Start of Data supplied
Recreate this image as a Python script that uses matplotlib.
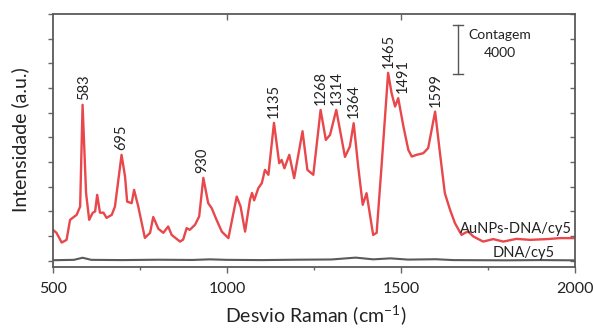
import matplotlib.pyplot as plt
import matplotlib.lines as mlines
from matplotlib.ticker import MultipleLocator

# Espectro AuNPs-DNA/cy5
raman_x = [500, 510, 525, 539, 549, 568, 578, 585, 595, 604, 614, 621, 627, 635,
           645, 654, 669, 678, 697, 707, 713, 726, 733, 745, 764, 779, 788, 803,
           817, 831, 841, 865, 874, 884, 893, 908, 920, 932, 946, 956, 970, 985,
           1004, 1028, 1039, 1052, 1066, 1072, 1078, 1090, 1100, 1109, 1119, 1135,
           1150, 1157, 1165, 1179, 1193, 1217, 1231, 1248, 1269, 1284, 1296, 1314,
           1339, 1353, 1364, 1377, 1390, 1401, 1420, 1430, 1444, 1463, 1473, 1483,
           1492, 1507, 1521, 1531, 1545, 1564, 1578, 1598, 1612, 1626, 1641, 1655,
           1674, 1684, 1693, 1708, 1736, 1765, 1794, 1832, 1871, 1919, 1957, 2000]
aunps = [2510, 2270, 1480, 1700, 3320, 3730, 4400, 12640, 5500, 3320, 3890, 4000, 5350, 3900,
         3900, 3480, 3730, 4400, 8590, 6830, 4800, 4670, 5750, 4400, 1860, 2270, 3550, 2590,
         2270, 2780, 2100, 1560, 1720, 2650, 2510, 2920, 3590, 6720, 4670, 4270, 3320, 2370,
         1840, 5210, 4400, 2370, 4940, 5500, 4900, 5890, 6290, 7370, 6970, 11180,
         7910, 8180, 7500, 8590, 6700, 10500, 7370, 6970, 12230, 9800, 10200, 12230,
         8420, 9260, 11150, 7640, 4540, 5480, 2100, 2270, 7640, 15230, 13580, 12500,
         13180, 10880, 8990, 8450, 8590, 8720, 9130, 12090, 8720, 5480, 4130, 3050,
         2100, 2270, 2370, 1970, 1560, 1760, 1560, 1780, 1700, 1760, 1840, 1840]

# Espectro DNA/cy5
dna_x = [500, 560, 585, 610, 700, 800, 900, 950, 1000, 1100, 1200, 1300, 1370,
         1420, 1470, 1520, 1600, 1650, 1800, 1900, 2000]
dna = [50, 80, 250, 80, 60, 90, 70, 120, 80, 60, 90, 110, 260,
       120, 200, 100, 130, 60, 40, 60, 40]

# Picos marcados
peaks = [583, 695, 930, 1135, 1268, 1314, 1364, 1465, 1491, 1599]
peak_heights = [12640, 8590, 6720, 11180, 12230, 12230, 11150, 15230, 13180, 12090]

plt.rcParams['font.family'] = ['Lato', 'DejaVu Sans']
plt.rcParams['mathtext.fontset'] = 'custom'
plt.rcParams['mathtext.rm'] = 'Lato'

fig = plt.figure(figsize=(5.93, 3.30), dpi=100)
ax = fig.add_axes([53 / 593, 1 - 267 / 330, 522 / 593, 253 / 330])

ax.plot(raman_x, aunps, color='#e8474b', linewidth=1.7, solid_joinstyle='round')
ax.plot(dna_x, dna, color='#5a5a5a', linewidth=1.5)

for p, h in zip(peaks, peak_heights):
    dx = 3.5 if p == 1491 else (1.5 if p == 583 else 0)
    ax.annotate(str(p), xy=(p, h), xytext=(dx, 3.5), textcoords='offset points',
                rotation=90, ha='center', va='bottom', fontsize=10.5, color='#222222')

# barra de escala
ax.plot([1664, 1664], [15100, 19100], color='#555555', linewidth=1)
ax.plot([1650, 1678], [15100, 15100], color='#555555', linewidth=1)
ax.plot([1650, 1678], [19100, 19100], color='#555555', linewidth=1)
ax.text(1785, 18300, 'Contagem', ha='center', va='center', fontsize=10, color='#222222')
ax.text(1785, 16800, '4000', ha='center', va='center', fontsize=10, color='#222222')

ax.text(1991, 2550, 'AuNPs-DNA/cy5', ha='right', va='center', fontsize=10.5, color='#222222')
ax.text(1943, 650, 'DNA/cy5', ha='right', va='center', fontsize=10.5, color='#222222')

ax.set_xlim(500, 2000)
ax.set_ylim(-500, 20000)
ax.xaxis.set_major_locator(MultipleLocator(500))
ax.xaxis.set_minor_locator(MultipleLocator(250))
ax.yaxis.set_major_locator(MultipleLocator(2000))
ax.set_yticklabels([])
ax.tick_params(axis='x', which='major', direction='out', length=4, width=1,
               color='#666666', labelsize=11.5, pad=7, top=True, labelcolor='#222222')
ax.tick_params(axis='x', which='minor', direction='out', length=2.5, width=1, color='#666666')
ax.tick_params(axis='y', which='major', direction='out', length=3.5, width=1,
               color='#666666', right=True)

fig.canvas.draw()
# ticks de cima (só 1000 e 1500) e da direita para dentro
for t, v in zip(ax.xaxis.get_major_ticks(), ax.get_xticks()):
    t.tick2line.set_marker(mlines.TICKDOWN)
    t.tick2line.set_visible(v in (1000, 1500))
for t in ax.yaxis.get_major_ticks():
    t.tick2line.set_marker(mlines.TICKLEFT)

for s in ax.spines.values():
    s.set_color('#5a5a5a')
    s.set_linewidth(1.3)

fig.text(316 / 593, 1 - 316 / 330, r'Desvio Raman (cm$^{\mathregular{-1}}$)',
         ha='center', va='center', fontsize=14, color='#222222')
fig.text(20 / 593, 1 - 140 / 330, 'Intensidade (a.u.)', rotation=90,
         ha='center', va='center', fontsize=14, color='#222222')

fig.savefig('out.png', dpi=100)
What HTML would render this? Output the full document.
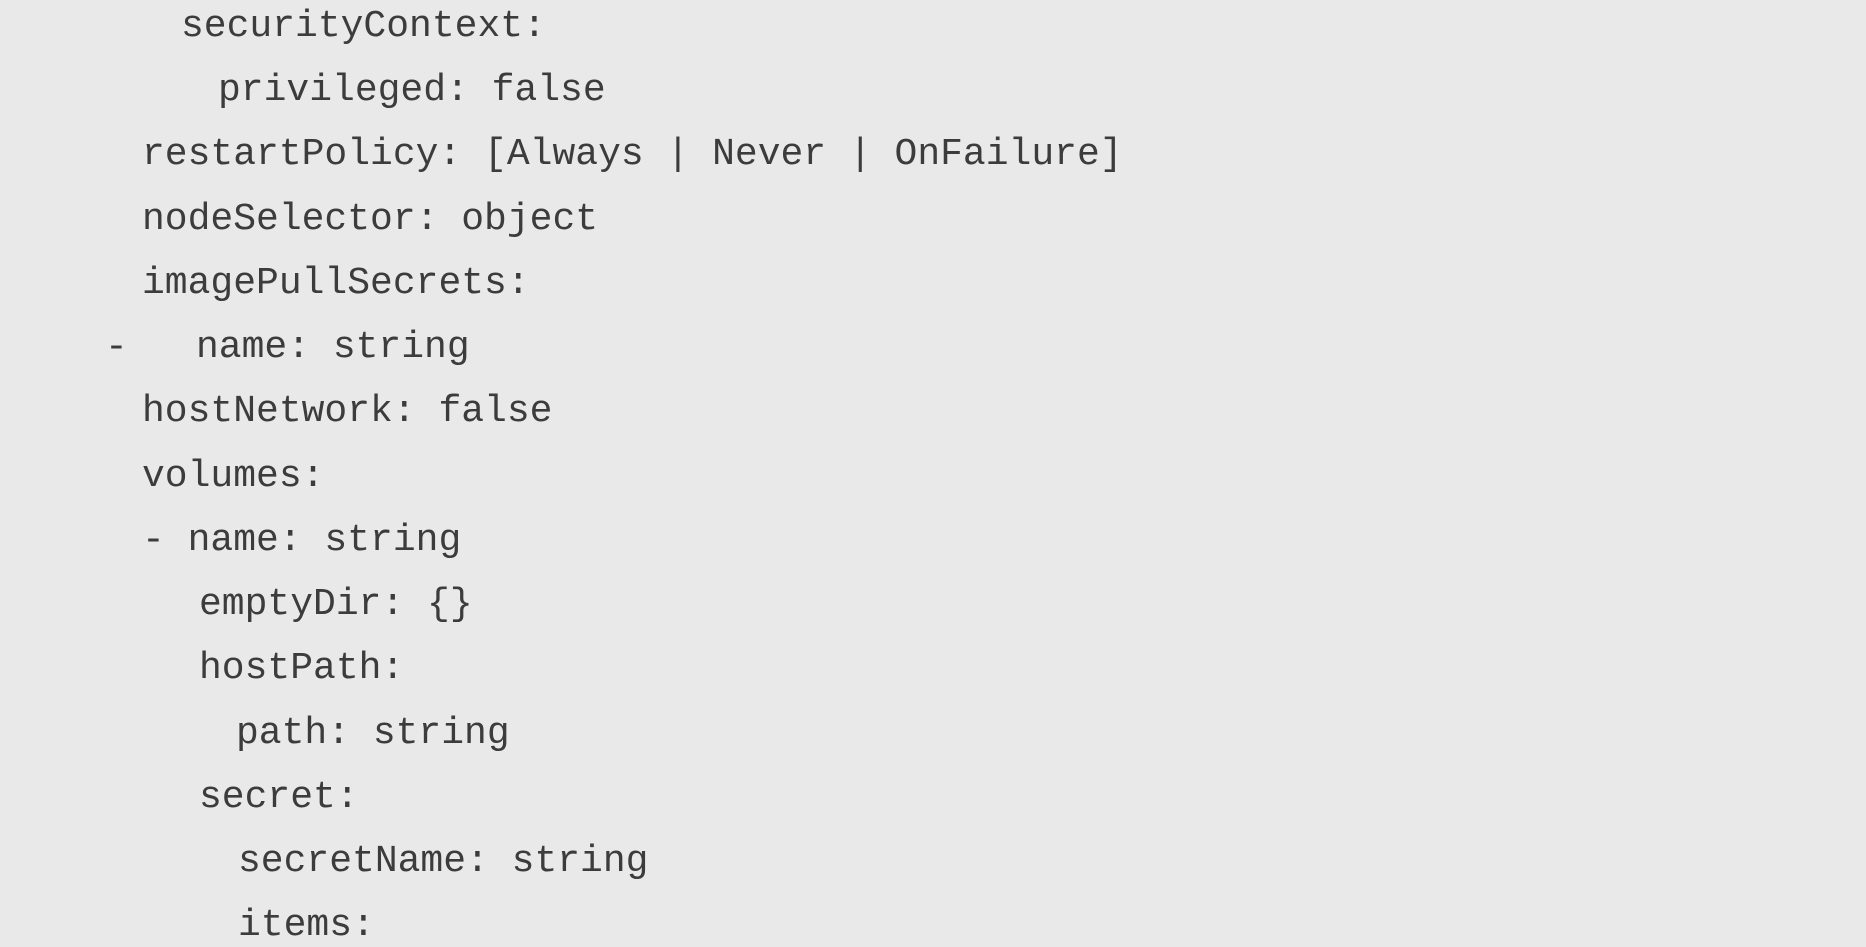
End of Data supplied
Problem: Every record above should be transcribed exactly; the pictures stay out of the copy.

Exercise response:
Recreate this image as a Python script that uses matplotlib.
import matplotlib.pyplot as plt
import matplotlib.lines as mlines
from matplotlib.ticker import MultipleLocator

# Espectro AuNPs-DNA/cy5
raman_x = [500, 510, 525, 539, 549, 568, 578, 585, 595, 604, 614, 621, 627, 635,
           645, 654, 669, 678, 697, 707, 713, 726, 733, 745, 764, 779, 788, 803,
           817, 831, 841, 865, 874, 884, 893, 908, 920, 932, 946, 956, 970, 985,
           1004, 1028, 1039, 1052, 1066, 1072, 1078, 1090, 1100, 1109, 1119, 1135,
           1150, 1157, 1165, 1179, 1193, 1217, 1231, 1248, 1269, 1284, 1296, 1314,
           1339, 1353, 1364, 1377, 1390, 1401, 1420, 1430, 1444, 1463, 1473, 1483,
           1492, 1507, 1521, 1531, 1545, 1564, 1578, 1598, 1612, 1626, 1641, 1655,
           1674, 1684, 1693, 1708, 1736, 1765, 1794, 1832, 1871, 1919, 1957, 2000]
aunps = [2510, 2270, 1480, 1700, 3320, 3730, 4400, 12640, 5500, 3320, 3890, 4000, 5350, 3900,
         3900, 3480, 3730, 4400, 8590, 6830, 4800, 4670, 5750, 4400, 1860, 2270, 3550, 2590,
         2270, 2780, 2100, 1560, 1720, 2650, 2510, 2920, 3590, 6720, 4670, 4270, 3320, 2370,
         1840, 5210, 4400, 2370, 4940, 5500, 4900, 5890, 6290, 7370, 6970, 11180,
         7910, 8180, 7500, 8590, 6700, 10500, 7370, 6970, 12230, 9800, 10200, 12230,
         8420, 9260, 11150, 7640, 4540, 5480, 2100, 2270, 7640, 15230, 13580, 12500,
         13180, 10880, 8990, 8450, 8590, 8720, 9130, 12090, 8720, 5480, 4130, 3050,
         2100, 2270, 2370, 1970, 1560, 1760, 1560, 1780, 1700, 1760, 1840, 1840]

# Espectro DNA/cy5
dna_x = [500, 560, 585, 610, 700, 800, 900, 950, 1000, 1100, 1200, 1300, 1370,
         1420, 1470, 1520, 1600, 1650, 1800, 1900, 2000]
dna = [50, 80, 250, 80, 60, 90, 70, 120, 80, 60, 90, 110, 260,
       120, 200, 100, 130, 60, 40, 60, 40]

# Picos marcados
peaks = [583, 695, 930, 1135, 1268, 1314, 1364, 1465, 1491, 1599]
peak_heights = [12640, 8590, 6720, 11180, 12230, 12230, 11150, 15230, 13180, 12090]

plt.rcParams['font.family'] = ['Lato', 'DejaVu Sans']
plt.rcParams['mathtext.fontset'] = 'custom'
plt.rcParams['mathtext.rm'] = 'Lato'

fig = plt.figure(figsize=(5.93, 3.30), dpi=100)
ax = fig.add_axes([53 / 593, 1 - 267 / 330, 522 / 593, 253 / 330])

ax.plot(raman_x, aunps, color='#e8474b', linewidth=1.7, solid_joinstyle='round')
ax.plot(dna_x, dna, color='#5a5a5a', linewidth=1.5)

for p, h in zip(peaks, peak_heights):
    dx = 3.5 if p == 1491 else (1.5 if p == 583 else 0)
    ax.annotate(str(p), xy=(p, h), xytext=(dx, 3.5), textcoords='offset points',
                rotation=90, ha='center', va='bottom', fontsize=10.5, color='#222222')

# barra de escala
ax.plot([1664, 1664], [15100, 19100], color='#555555', linewidth=1)
ax.plot([1650, 1678], [15100, 15100], color='#555555', linewidth=1)
ax.plot([1650, 1678], [19100, 19100], color='#555555', linewidth=1)
ax.text(1785, 18300, 'Contagem', ha='center', va='center', fontsize=10, color='#222222')
ax.text(1785, 16800, '4000', ha='center', va='center', fontsize=10, color='#222222')

ax.text(1991, 2550, 'AuNPs-DNA/cy5', ha='right', va='center', fontsize=10.5, color='#222222')
ax.text(1943, 650, 'DNA/cy5', ha='right', va='center', fontsize=10.5, color='#222222')

ax.set_xlim(500, 2000)
ax.set_ylim(-500, 20000)
ax.xaxis.set_major_locator(MultipleLocator(500))
ax.xaxis.set_minor_locator(MultipleLocator(250))
ax.yaxis.set_major_locator(MultipleLocator(2000))
ax.set_yticklabels([])
ax.tick_params(axis='x', which='major', direction='out', length=4, width=1,
               color='#666666', labelsize=11.5, pad=7, top=True, labelcolor='#222222')
ax.tick_params(axis='x', which='minor', direction='out', length=2.5, width=1, color='#666666')
ax.tick_params(axis='y', which='major', direction='out', length=3.5, width=1,
               color='#666666', right=True)

fig.canvas.draw()
# ticks de cima (só 1000 e 1500) e da direita para dentro
for t, v in zip(ax.xaxis.get_major_ticks(), ax.get_xticks()):
    t.tick2line.set_marker(mlines.TICKDOWN)
    t.tick2line.set_visible(v in (1000, 1500))
for t in ax.yaxis.get_major_ticks():
    t.tick2line.set_marker(mlines.TICKLEFT)

for s in ax.spines.values():
    s.set_color('#5a5a5a')
    s.set_linewidth(1.3)

fig.text(316 / 593, 1 - 316 / 330, r'Desvio Raman (cm$^{\mathregular{-1}}$)',
         ha='center', va='center', fontsize=14, color='#222222')
fig.text(20 / 593, 1 - 140 / 330, 'Intensidade (a.u.)', rotation=90,
         ha='center', va='center', fontsize=14, color='#222222')

fig.savefig('out.png', dpi=100)
What HTML would render this? Output the full document.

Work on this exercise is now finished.